◆ **GOAL**: Write out the material exactly. Do not include the pictures.

◆ **SOURCE EXCERPT**:
+--

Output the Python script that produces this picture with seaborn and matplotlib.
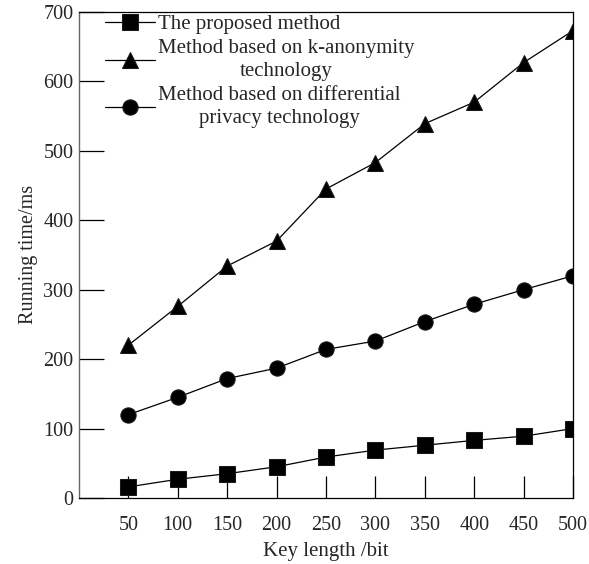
"""
Running time vs key length for three privacy-preserving methods
"""

import pandas as pd
import matplotlib
matplotlib.use('Agg')
import matplotlib.pyplot as plt
import seaborn as sns

# Data
key_length = [50, 100, 150, 200, 250, 300, 350, 400, 450, 500]
proposed = [16, 27, 35, 45, 59, 69, 76, 83, 89, 100]
k_anonymity = [220, 276, 334, 370, 445, 483, 539, 570, 627, 673]
differential = [120, 145, 172, 187, 214, 226, 254, 279, 300, 320]

method_names = [
    'The proposed method',
    'Method based on k-anonymity\ntechnology',
    'Method based on differential\nprivacy technology',
]
x_ticks = [50, 100, 150, 200, 250, 300, 350, 400, 450, 500]
y_ticks = [0, 100, 200, 300, 400, 500, 600, 700]

# Build a long-form table for seaborn
frames = []
for name, values in zip(method_names, [proposed, k_anonymity, differential]):
    frames.append(pd.DataFrame({'key': key_length, 'time': values, 'method': name}))
df = pd.concat(frames, ignore_index=True)

sns.set_style('ticks')
plt.rcParams['font.family'] = ['Liberation Serif', 'DejaVu Serif']

fig = plt.figure(figsize=(5.89, 5.64), dpi=100)
ax = fig.add_axes([0.134, 0.117, 0.839, 0.862])

markers = {method_names[0]: 's', method_names[1]: '^', method_names[2]: 'o'}
palette = {name: 'black' for name in method_names}

sns.lineplot(
    data=df, x='key', y='time', hue='method', style='method',
    markers=markers, dashes=False, palette=palette,
    markersize=11, linewidth=0.9, markeredgecolor='#1a1a1a',
    ax=ax, legend='full'
)

ax.set_xlim(0, 500)
ax.set_ylim(0, 700)
ax.set_xticks(x_ticks)
ax.set_yticks(y_ticks)

ax.tick_params(axis='x', direction='in', length=16, width=0.9, pad=13,
               labelsize=14.5, color='black')
ax.tick_params(axis='y', direction='in', length=18, width=0.9, pad=4,
               labelsize=14.5, color='black')

for side in ['top', 'right', 'bottom']:
    ax.spines[side].set_linewidth(0.9)
    ax.spines[side].set_color('black')
ax.spines['left'].set_linewidth(1.0)
ax.spines['left'].set_color('#666666')

ax.set_xlabel('Key length /bit', fontsize=15, labelpad=5)
ax.set_ylabel('Running time/ms', fontsize=14.5, labelpad=4)

handles, labels = ax.get_legend_handles_labels()
leg = ax.legend(
    handles, labels, loc='upper left', bbox_to_anchor=(0.052, 0.994),
    frameon=False, fontsize=15, handlelength=2.4, handletextpad=0.15,
    labelspacing=0.22, borderpad=0, borderaxespad=0
)
for text in leg.get_texts():
    text.set_multialignment('center')
    text.set_linespacing(1.3)

plt.savefig('out.png', dpi=100)
plt.close()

+--

◆ **RESULT OF THIS TASK**:
Output the Python script that produces this picture with seaborn and matplotlib.
"""
Running time vs key length for three privacy-preserving methods
"""

import pandas as pd
import matplotlib
matplotlib.use('Agg')
import matplotlib.pyplot as plt
import seaborn as sns

# Data
key_length = [50, 100, 150, 200, 250, 300, 350, 400, 450, 500]
proposed = [16, 27, 35, 45, 59, 69, 76, 83, 89, 100]
k_anonymity = [220, 276, 334, 370, 445, 483, 539, 570, 627, 673]
differential = [120, 145, 172, 187, 214, 226, 254, 279, 300, 320]

method_names = [
    'The proposed method',
    'Method based on k-anonymity\ntechnology',
    'Method based on differential\nprivacy technology',
]
x_ticks = [50, 100, 150, 200, 250, 300, 350, 400, 450, 500]
y_ticks = [0, 100, 200, 300, 400, 500, 600, 700]

# Build a long-form table for seaborn
frames = []
for name, values in zip(method_names, [proposed, k_anonymity, differential]):
    frames.append(pd.DataFrame({'key': key_length, 'time': values, 'method': name}))
df = pd.concat(frames, ignore_index=True)

sns.set_style('ticks')
plt.rcParams['font.family'] = ['Liberation Serif', 'DejaVu Serif']

fig = plt.figure(figsize=(5.89, 5.64), dpi=100)
ax = fig.add_axes([0.134, 0.117, 0.839, 0.862])

markers = {method_names[0]: 's', method_names[1]: '^', method_names[2]: 'o'}
palette = {name: 'black' for name in method_names}

sns.lineplot(
    data=df, x='key', y='time', hue='method', style='method',
    markers=markers, dashes=False, palette=palette,
    markersize=11, linewidth=0.9, markeredgecolor='#1a1a1a',
    ax=ax, legend='full'
)

ax.set_xlim(0, 500)
ax.set_ylim(0, 700)
ax.set_xticks(x_ticks)
ax.set_yticks(y_ticks)

ax.tick_params(axis='x', direction='in', length=16, width=0.9, pad=13,
               labelsize=14.5, color='black')
ax.tick_params(axis='y', direction='in', length=18, width=0.9, pad=4,
               labelsize=14.5, color='black')

for side in ['top', 'right', 'bottom']:
    ax.spines[side].set_linewidth(0.9)
    ax.spines[side].set_color('black')
ax.spines['left'].set_linewidth(1.0)
ax.spines['left'].set_color('#666666')

ax.set_xlabel('Key length /bit', fontsize=15, labelpad=5)
ax.set_ylabel('Running time/ms', fontsize=14.5, labelpad=4)

handles, labels = ax.get_legend_handles_labels()
leg = ax.legend(
    handles, labels, loc='upper left', bbox_to_anchor=(0.052, 0.994),
    frameon=False, fontsize=15, handlelength=2.4, handletextpad=0.15,
    labelspacing=0.22, borderpad=0, borderaxespad=0
)
for text in leg.get_texts():
    text.set_multialignment('center')
    text.set_linespacing(1.3)

plt.savefig('out.png', dpi=100)
plt.close()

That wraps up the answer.